A charismatic and credible leader and Shadow Chancellor could adopt identical policies to those of Corbyn and McDonnell (give or take a nuance or two) and wipe the floor with Cameron and Osborne at the moment. And should - as the polls suggests. This is a tottering, divided Government replete with deeply unpopular members (Osborne, Hunt, Gove, Duncan Smith, Javid...) and led by a Prime Minister who has never established himself as a popular brand except for a very few. He should be there for the taking. (I am not underestimating him - like Napoleon's preferred Generals he is lucky - a precious asset!). 

I have not at any point in the last six months joined the baying Blairites (I use the term as it is conventionally used as a term of abuse by the Corbynistas not because I like it or think it to be accurate). I wanted to get to know Jeremy Corbyn and felt that he deserved a chance. I actually think he has done quite well, that his policies are broadly OK and that he is a much more decent person than the media and his political critics would allow. But as a brand he is a disaster. He lacks credibility and has no hope of establishing it. No chance at all. He has a place in British politics and should be listened to. But his place is not in 10 Downing Street. The idea is preposterous.  

Monday, March 07, 2016

Are the Left v Right battles a phoney war - one being fought by people on the fringes ?

I'm not sure what "Left Wing" means any more. Common ownership of the means of production has gone. Largely because the goods and services the private sector produces are not labour intensive any more. What's the point of nationalising them? Where we do have high labour intensity is in the public sector - the NHS and Education for example. Despite what some on the Left say neither of these sectors have been or are being significantly privatised. The threat is largely a fiction. 

Defence is not a Left/Right issue. Trident is opposed by Michael Portillo as well as Jeremy Corbyn. Actually Defence is really a Foreign relations issue. It is blindingly obvious that the UK only needs a small independent capability. Our real Defence is via alliances. 

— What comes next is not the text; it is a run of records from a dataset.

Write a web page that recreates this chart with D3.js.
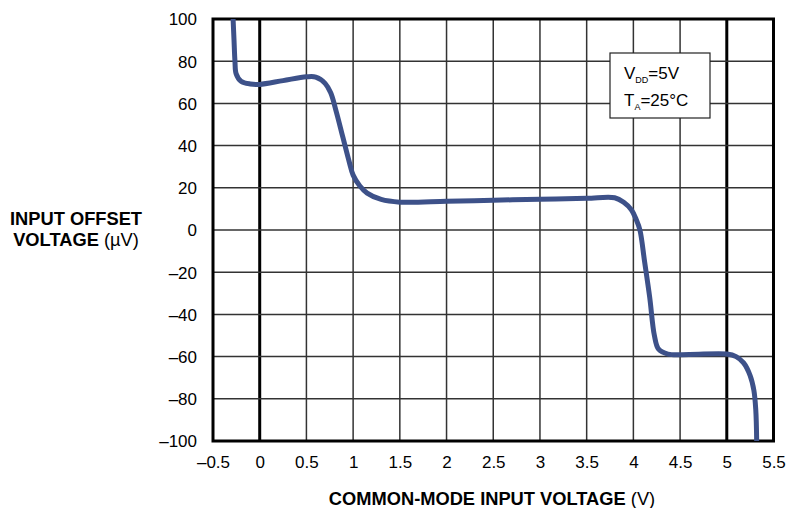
<!DOCTYPE html>
<html>
<head>
<meta charset="utf-8">
<script src="https://cdn.jsdelivr.net/npm/d3@7"></script>
<style>
  body { margin: 0; background: #fff; }
  svg { display: block; font-family: "Liberation Sans", Arial, Helvetica, sans-serif; }
</style>
</head>
<body>
<svg id="chart" width="786" height="508"></svg>
<script>
// ---- data ----
const xTicks = [-0.5, 0, 0.5, 1, 1.5, 2, 2.5, 3, 3.5, 4, 4.5, 5, 5.5];
const xTickLabels = ["–0.5", "0", "0.5", "1", "1.5", "2", "2.5", "3", "3.5", "4", "4.5", "5", "5.5"];
const yTicks = [100, 80, 60, 40, 20, 0, -20, -40, -60, -80, -100];
const yTickLabels = ["100", "80", "60", "40", "20", "0", "–20", "–40", "–60", "–80", "–100"];
const heavyX = [0, 5];
const vcm = [-0.285, -0.275, -0.265, -0.252, -0.2, -0.1, 0, 0.25, 0.5, 0.6, 0.7, 0.76, 0.82, 0.89, 0.96, 1.0, 1.07, 1.15, 1.3, 1.5, 2.0, 2.5, 3.0, 3.5, 3.8, 3.9, 3.98, 4.03, 4.07, 4.12, 4.175, 4.225, 4.27, 4.37, 4.6, 5.0, 5.1, 5.18, 5.25, 5.29, 5.31, 5.32];
const vos = [100, 90, 80, 74, 70.5, 69.2, 69, 70.8, 72.6, 72.5, 69.5, 65, 56, 44, 32, 26, 21, 17.5, 14.5, 13.2, 13.6, 14.1, 14.6, 15.0, 15.3, 13, 9.5, 5, 0, -15, -32, -50, -56.5, -58.8, -59, -58.8, -60, -63, -69, -76, -85, -100];

// ---- layout ----
const svg = d3.select("#chart");
const x = d3.scaleLinear().domain([-0.5, 5.5]).range([213, 773.5]);
const y = d3.scaleLinear().domain([-100, 100]).range([441, 19]);

// grid
const g = svg.append("g");
g.selectAll("line.vx").data(xTicks).enter().append("line")
  .attr("x1", d => x(d)).attr("x2", d => x(d))
  .attr("y1", y(100)).attr("y2", y(-100))
  .attr("stroke", d => heavyX.includes(d) ? "#000" : "#333")
  .attr("stroke-width", d => heavyX.includes(d) ? 3 : 1.5);
g.selectAll("line.hy").data(yTicks).enter().append("line")
  .attr("x1", x(-0.5)).attr("x2", x(5.5))
  .attr("y1", d => y(d)).attr("y2", d => y(d))
  .attr("stroke", "#333").attr("stroke-width", 1.5);

// border
svg.append("rect")
  .attr("x", x(-0.5)).attr("y", y(100))
  .attr("width", x(5.5) - x(-0.5)).attr("height", y(-100) - y(100))
  .attr("fill", "none").attr("stroke", "#000").attr("stroke-width", 3);

// legend box
const lg = svg.append("g");
lg.append("rect").attr("x", 610).attr("y", 53).attr("width", 100).attr("height", 65)
  .attr("fill", "#fff").attr("stroke", "#222").attr("stroke-width", 1.2);
const t1 = lg.append("text").attr("x", 624).attr("y", 79).attr("font-size", 17).attr("fill", "#000");
t1.append("tspan").text("V");
t1.append("tspan").attr("font-size", 9).attr("dy", 4).text("DD");
t1.append("tspan").attr("dy", -4).text("=5V");
const t2 = lg.append("text").attr("x", 624).attr("y", 106).attr("font-size", 17).attr("fill", "#000");
t2.append("tspan").text("T");
t2.append("tspan").attr("font-size", 9).attr("dy", 4).text("A");
t2.append("tspan").attr("dy", -4).text("=25°C");

// curve
const pts = vcm.map((v, i) => [v, vos[i]]);
const line = d3.line().x(d => x(d[0])).y(d => y(d[1])).curve(d3.curveCatmullRom.alpha(0.5));
svg.append("path").datum(pts).attr("d", line)
  .attr("fill", "none").attr("stroke", "#3d5189").attr("stroke-width", 5)
  .attr("stroke-linejoin", "round").attr("stroke-linecap", "butt");

// axes labels
const xAxis = d3.axisBottom(x).tickValues(xTicks).tickSize(0).tickPadding(0)
  .tickFormat((d, i) => xTickLabels[i]);
const xa = svg.append("g").attr("transform", `translate(0,${y(-100)})`).call(xAxis);
xa.select(".domain").remove();
xa.selectAll("text").attr("font-size", 17).attr("font-family", null).attr("fill", "#000")
  .attr("dy", null).attr("y", 27);

const yAxis = d3.axisLeft(y).tickValues(yTicks).tickSize(0).tickPadding(0)
  .tickFormat((d, i) => yTickLabels[i]);
const ya = svg.append("g").attr("transform", `translate(197,0)`).call(yAxis);
ya.select(".domain").remove();
ya.selectAll("text").attr("font-size", 17).attr("font-family", null).attr("fill", "#000")
  .attr("dy", "0.35em").attr("x", 0);

// axis titles
const yt = svg.append("text").attr("text-anchor", "middle").attr("font-size", 18.3).attr("fill", "#000");
yt.append("tspan").attr("x", 76).attr("y", 225).attr("font-weight", "bold").text("INPUT OFFSET");
const yl2 = yt.append("tspan").attr("x", 76).attr("y", 246);
yl2.append("tspan").attr("font-weight", "bold").text("VOLTAGE ");
yl2.append("tspan").text("(µV)");

const xt = svg.append("text").attr("x", 492).attr("y", 505).attr("text-anchor", "middle")
  .attr("font-size", 18.3).attr("fill", "#000");
xt.append("tspan").attr("font-weight", "bold").text("COMMON-MODE INPUT VOLTAGE ");
xt.append("tspan").text("(V)");
</script>
</body>
</html>
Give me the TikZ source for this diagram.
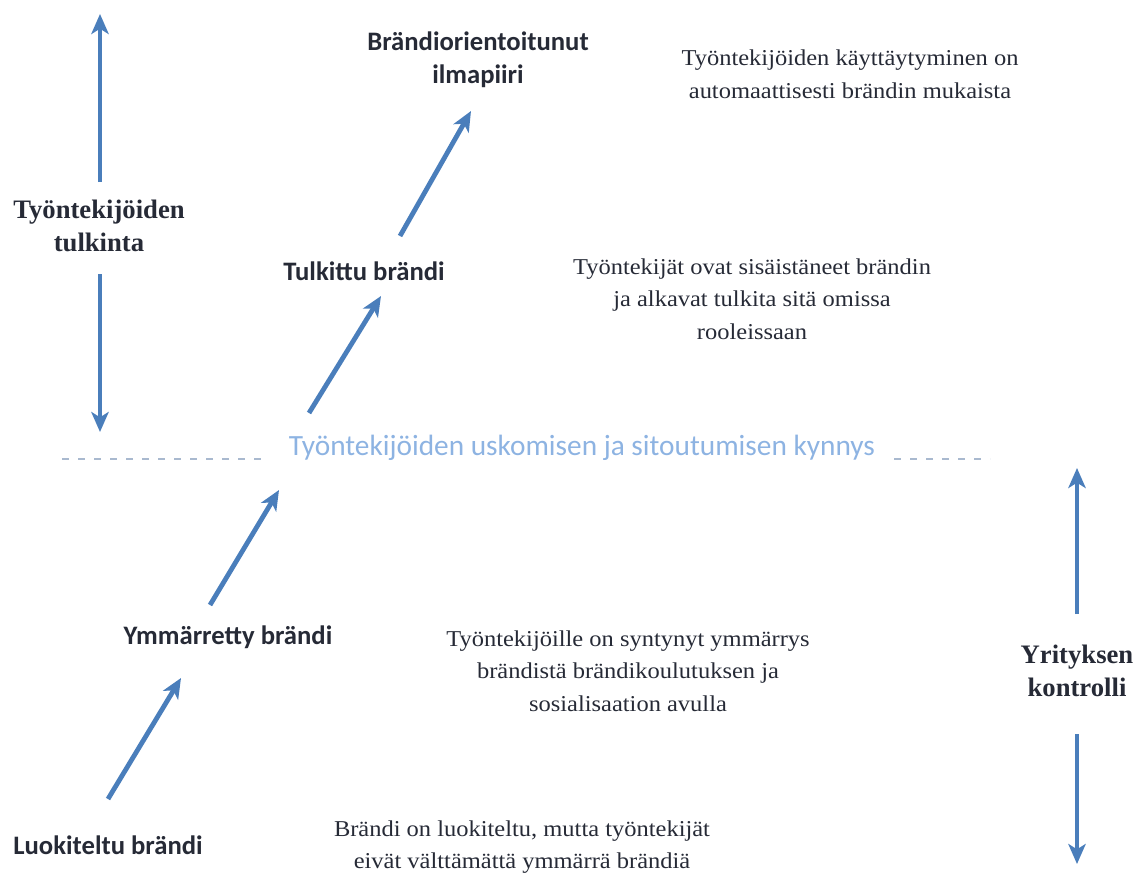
\documentclass[tikz,border=0pt]{standalone}
\usepackage{fontspec}
\setmainfont{Liberation Serif}
\newfontfamily\labelsans{Carlito}
\newfontfamily\notefont[FakeStretch=1.08]{Liberation Serif}
\usetikzlibrary{arrows.meta}
\definecolor{arrowblue}{HTML}{4A7EBB}
\definecolor{threshblue}{HTML}{8DB3E2}
\definecolor{dashgrey}{HTML}{A9B9CF}
\definecolor{textdark}{HTML}{262A36}
\tikzset{
  flow/.style={draw=arrowblue, line width=3.6pt, -{Stealth[length=15pt,width=13pt,inset=4pt]}},
  stage/.style={font=\labelsans\bfseries\fontsize{20}{25}\selectfont, text=textdark, align=center, inner sep=0pt},
  axislabel/.style={font=\bfseries\fontsize{20}{25}\selectfont, text=textdark, align=center, inner sep=0pt},
  note/.style={font=\notefont\fontsize{17}{24.5}\selectfont, text=textdark, align=center, inner sep=0pt},
  threshold/.style={draw=dashgrey, line width=1.5pt, dash pattern=on 5pt off 7pt}
}
\begin{document}
\begin{tikzpicture}[x=0.75pt,y=-0.75pt]
\useasboundingbox (0,0) rectangle (1135,875);

% left axis: employees' interpretation
\node[axislabel] (tulk) at (99,226) {Työntekijöiden\\tulkinta};
\coordinate (tulkTop) at (100,14);
\coordinate (tulkBot) at (100,432);
\draw[flow] (100,182) -- (tulkTop);
\draw[flow] (100,274) -- (tulkBot);

% right axis: company control
\node[axislabel] (kontr) at (1077,671) {Yrityksen\\kontrolli};
\coordinate (kontrTop) at (1077,468);
\coordinate (kontrBot) at (1077,864);
\draw[flow] (1077,614) -- (kontrTop);
\draw[flow] (1077,734) -- (kontrBot);

% stages
\node[stage] (luok) at (108,845) {Luokiteltu brändi};
\node[stage] (ymm) at (228,637) {Ymmärretty brändi};
\node[stage] (tulkb) at (364,271) {Tulkittu brändi};
\node[stage] (ilma) at (478,60) {Brändiorientoitunut\\ilmapiiri};

% step arrows between stages
\coordinate (a1s) at (108,799); \coordinate (a1e) at (181,678);
\coordinate (a2s) at (210,605); \coordinate (a2e) at (279,490);
\coordinate (a3s) at (309,413); \coordinate (a3e) at (381,296);
\coordinate (a4s) at (400,236); \coordinate (a4e) at (471,111);
\draw[flow] (a1s) -- (a1e);
\draw[flow] (a2s) -- (a2e);
\draw[flow] (a3s) -- (a3e);
\draw[flow] (a4s) -- (a4e);

% threshold of belief and commitment
\node[font=\labelsans\fontsize{22}{26}\selectfont, text=threshblue, inner sep=0pt] (kynnys) at (582,448) {Työntekijöiden uskomisen ja sitoutumisen kynnys};
\coordinate (dl1) at (62,459); \coordinate (dl2) at (262,459);
\coordinate (dr1) at (894,459); \coordinate (dr2) at (990,459);
\draw[threshold] (dl1) -- (dl2);
\draw[threshold] (dr1) -- (dr2);

% descriptions
\node[note] (n4) at (850,74) {Työntekijöiden käyttäytyminen on\\automaattisesti brändin mukaista};
\node[note] (n3) at (752,299) {Työntekijät ovat sisäistäneet brändin\\ja alkavat tulkita sitä omissa\\rooleissaan};
\node[note] (n2) at (628,671) {Työntekijöille on syntynyt ymmärrys\\brändistä brändikoulutuksen ja\\sosialisaation avulla};
\node[note] (n1) at (522,847) {Brändi on luokiteltu, mutta työntekijät\\eivät välttämättä ymmärrä brändiä};
\end{tikzpicture}
\end{document}
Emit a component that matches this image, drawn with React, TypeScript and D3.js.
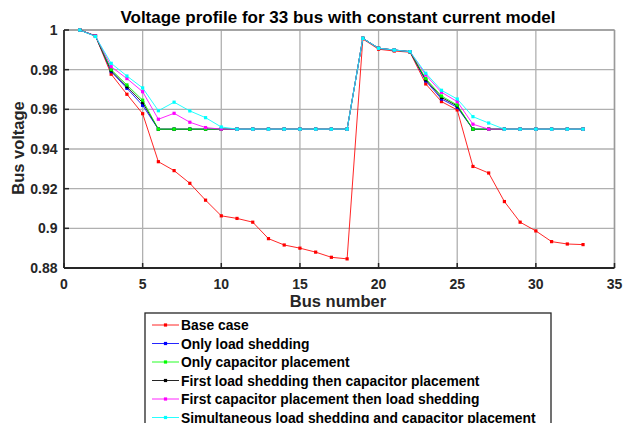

So what else? Should some things be better managed in the public interest than they are? Energy. Yes. The Railways. Yes. Does that mean nationalise them? Not necessarily. The Tube and the John Lewis Partnership might be models here (different ones of course). No need for ideology.

This Conservative Government is shifting the Left/Right balance in society slightly. But the mixed economy - the national Public/Private partnership - is much as it has been for 20 years. Social Democrats and Red Tories have much in common - a fierce determination not to have government by the extremes. That common ground is shaken sometimes. But it stands firm in the end. Usually! 

Tuesday, March 01, 2016

England as an entity has no exclusivity of role in Europe separate from that of Britain

It really doesn't get much more bonkers than this ! To suggest that England, a country without a Parliament and few institutions other than the sporting, is somehow separate from Britain is nonsense! Yes of course England has a long history - but its status was long ago subsumed into that of Great Britain. The only way you can define "Englishness" as opposed to "Britishness" is by exclusion. They are the same thing - without the Celtic bits. Ask Englsh people to define what being British means to them and ask a matched sample what being English means and you'll get identical answers. 

England's interests in Europe are identical to Britain's. There is no specific English requirement at all - again except by exclusion of the Celts. Scotland and Wales do have specific needs in addition to the Britsh ones they share with the rest of the UK. England as an entity does not. The English regions and cities certainly do but not as a collective "England". London has nothing in common with the North East, but both have distinctive needs. 

Argue that all parts of the U.K. have special needs peculiar to their Region/area (as well as general British ones) and you would have a good start point for a debate. Argue that England as a collective has needs separate from British ones and you'll be talking poppycock.